I buy wine in a number of different places – very nice wine merchants, small specialist importers, and cellar doors. Every now and again though I pop into one of the big box retailers, and typically it’s because I’m after something that I know the others don’t stock. On the last such visit, I was after a Pinotage (which I’ll review after I get around to drinking it), which is nigh impossible to find at my regular suppliers. While I was there, I came across this bottle of Bodegas Borsao Macabeo 2009.
There are two reasons I couldn’t resist this wine, and the first is the obvious one – it’s a Macabeo, which I have not has as a varietal wine for the purposes of my century. (The second reason at the end.)
I have had Macabeo before, and if you’ve ever drunk Cava, there’s a pretty good chance you have as well. It’s the most widely planted white grape of northern Spain, though known as Viura in Rioja, and possibly in Rudea based on how it was represented in the Basa I had in February. It buds late, which means it is less prone to frost damage, though it can overproduce with large berries without a great deal of flavour. Early picking can counter big, bland grapes, though at the risk of not having aromatic ripeness. Within Rioja it is used to make both varietal wines and blends with the traditional Garnacha Blanc and Malvasia, Maturana Blanca, Tempranillo Blanco (new one for me), and Turruntés, and the international Chardonnay and Sauvignon Blanc. In the sparkling wine Cava it is blended with Xarel-lo and Parellada, as well as Chardonnay and Pinot Noir.
If another grape toward my century wasn’t enough, this wine comes from a region, a DO in fact, that is new to me, Campo de Borja. It’s in the Aragón province, due south of Navarra, and therefore somewhat southeast of Rioja. The climate is arid continental, though with a cold winter wind from the Atlantic known locally as cierzo. The soil is limestone and clay with a significant iron component. The geography is dominated by the mountain massif Moncayo, and vineyards occupy heights between 350 and 750 metres. Garnacha constitutes more than half of plantings, with Tempranillo, Cabernet, Syrah and Merlot rounding out the top five grapes. Macabeo is the most popular white variety, with much smaller portions of Moscatel and Chardonnay being the other whites grown.

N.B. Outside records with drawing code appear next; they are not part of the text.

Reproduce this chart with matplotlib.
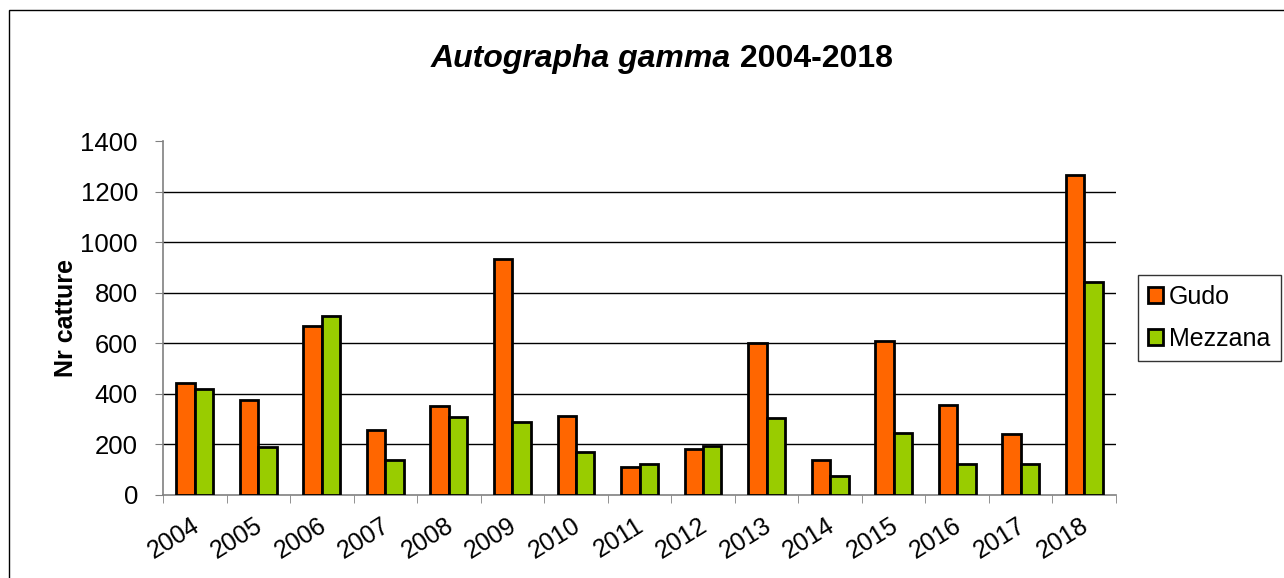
import matplotlib
matplotlib.use("Agg")
import matplotlib.pyplot as plt
import matplotlib.transforms as mtransforms
import numpy as np
from matplotlib.patches import Rectangle, Patch

plt.rcParams['font.family'] = ['Liberation Sans', 'DejaVu Sans']

years = ['2004', '2005', '2006', '2007', '2008', '2009', '2010', '2011',
         '2012', '2013', '2014', '2015', '2016', '2017', '2018']
gudo = [444, 376, 667, 258, 351, 935, 313, 109, 182, 602, 137, 609, 355, 242, 1264]
mezzana = [421, 189, 707, 140, 308, 289, 170, 123, 192, 305, 76, 246, 123, 123, 844]

c_gudo = '#FF6600'
c_mezz = '#99CC00'

fig = plt.figure(figsize=(12.84, 5.78), dpi=100)
ax = fig.add_axes([163 / 1284, 1 - 495 / 578, (1116 - 163) / 1284, (495 - 141) / 578])

x = np.arange(len(years))
w = 0.29
ax.bar(x - w / 2, gudo, w, color=c_gudo, edgecolor='black', linewidth=2, zorder=3)
ax.bar(x + w / 2, mezzana, w, color=c_mezz, edgecolor='black', linewidth=2, zorder=3)

ax.set_xlim(-0.5, len(years) - 0.5)
ax.set_ylim(0, 1400)
ax.set_yticks(range(0, 1401, 200))
ax.tick_params(axis='y', labelsize=18.5, length=6, color='#808080', pad=12)
for yv in range(200, 1400, 200):
    ax.axhline(yv, color='black', linewidth=1, zorder=1)

ax.set_xticks(x)
ax.set_xticklabels(years, rotation=32, ha='right', rotation_mode='anchor', fontsize=18)
ax.tick_params(axis='x', length=0, pad=13)
shift = mtransforms.ScaledTranslation(-4 / 100, 0, fig.dpi_scale_trans)
for lbl in ax.get_xticklabels():
    lbl.set_transform(lbl.get_transform() + shift)
ax.set_xticks(np.arange(-0.5, len(years), 1), minor=True)
ax.tick_params(axis='x', which='minor', length=6, color='#808080')

for s in ['top', 'right']:
    ax.spines[s].set_visible(False)
for s in ['left', 'bottom']:
    ax.spines[s].set_color('#808080')
    ax.spines[s].set_linewidth(1.2)

ax.set_ylabel('Nr catture', fontsize=18, fontweight='bold')
ax.yaxis.set_label_coords((78 - 163) / (1116 - 163), 0.5)

# title: italic species name + bold years
fig.canvas.draw()
r = fig.canvas.get_renderer()
t1 = fig.text(0, 0, 'Autographa gamma', fontsize=23, fontweight='bold', style='italic')
t2 = fig.text(0, 0, ' 2004-2018', fontsize=23, fontweight='bold')
w1 = t1.get_window_extent(r).width
w2 = t2.get_window_extent(r).width
x0 = (662 - (w1 + w2) / 2) / 1284
yt = 1 - 67 / 578
t1.set_position((x0, yt))
t2.set_position((x0 + w1 / 1284, yt))

handles = [Patch(facecolor=c_gudo, edgecolor='black', linewidth=2, label='Gudo'),
           Patch(facecolor=c_mezz, edgecolor='black', linewidth=2, label='Mezzana')]
leg = fig.legend(handles=handles, loc='upper left', bbox_to_anchor=(1138 / 1284, 1 - 275 / 578),
                 fontsize=18, frameon=True, fancybox=False, edgecolor='black',
                 handlelength=0.6, handleheight=0.6, handletextpad=0.25,
                 labelspacing=0.7, borderpad=0.4, borderaxespad=0)
leg.get_frame().set_linewidth(1)

fig.patches.append(Rectangle((9 / 1284, -0.01), 1.1, 1 - 10 / 578 + 0.01, transform=fig.transFigure,
                             fill=False, edgecolor='black', linewidth=1))

fig.savefig('out.png', dpi=100)
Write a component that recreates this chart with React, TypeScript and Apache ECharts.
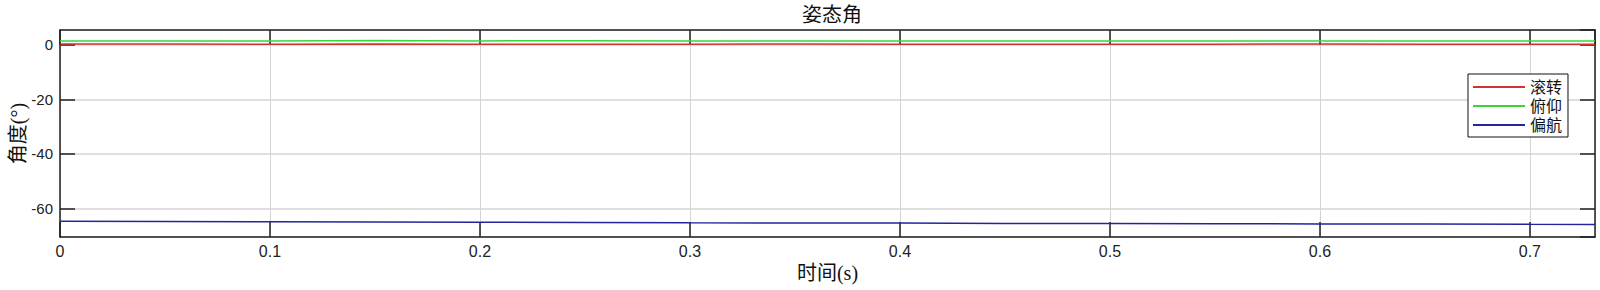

Bodegas Borsao traces its origins back to 1958 when the Cooperative of Borja was founded. In 2001 it combined with the cooperatives of Pozuelo and Tabuenca, utilizing the resources of all three under a single brand. Their constituents number 620 growers across 2,430 HA. As you would expect for the region, Garnacha constitutes the bulk of their production – 70% – with a number of other permitted reds making up most of the remainder. Macabeo comprises just a tiny sliver of production with 40 HA planted. Their winery is extremely modern, and their wines produced with the export market in mind.
In the glass this wine is clear and bright, with a pale lemon green colour and quick, thin legs when swirled. On the nose it’s clean and developing with medium minus intensity, and notes of candied pear, quince and lemon-lime. On the palate it’s dry with medium acidity, medium minus flavour intensity, medium minus body, and medium minus alcohol. It tastes of a lime drink that has a bit too much water and not enough lime. There’s a little of the quince and pear from the nose, along with a savoury, almost salty flavour that I can’t quite place, but it’s all a bit feint. It has a short length with a Gatorade finish.
This is an acceptable wine. The flavours were restrained, to use polite phrasing, and the texture was very watery. The flavours were marginally complex, but it did not linger on the palate. However, when served cold it was refreshing, and it was certainly not unpleasant. Faced with a choice of drinking nothing (or worse, water) or drinking this wine, I was happy to drink this wine. Given another option, I likely would have taken it, but there was absolutely nothing wrong with this wine in terms of faults or unpleasantness, therefore I stand by the acceptable assessment.
However, this brings me to the second reaons I had to buy this wine. This is the least expensive wine I have ever bought, with or without a label. I don’t normally have much to say about the price of the wines I review, but this one cost less than $5.00 Australian. For a fiver if it was bad I could tip it out after making a note and move on to something else. But it wasn’t bad – it was just fine, and given that it cost next to nothing, I have no complaints. In fact, if there’s a newer vintage when the weather heats up down here I’ll likely buy it again (provided I’m through with this 100 varietals quest).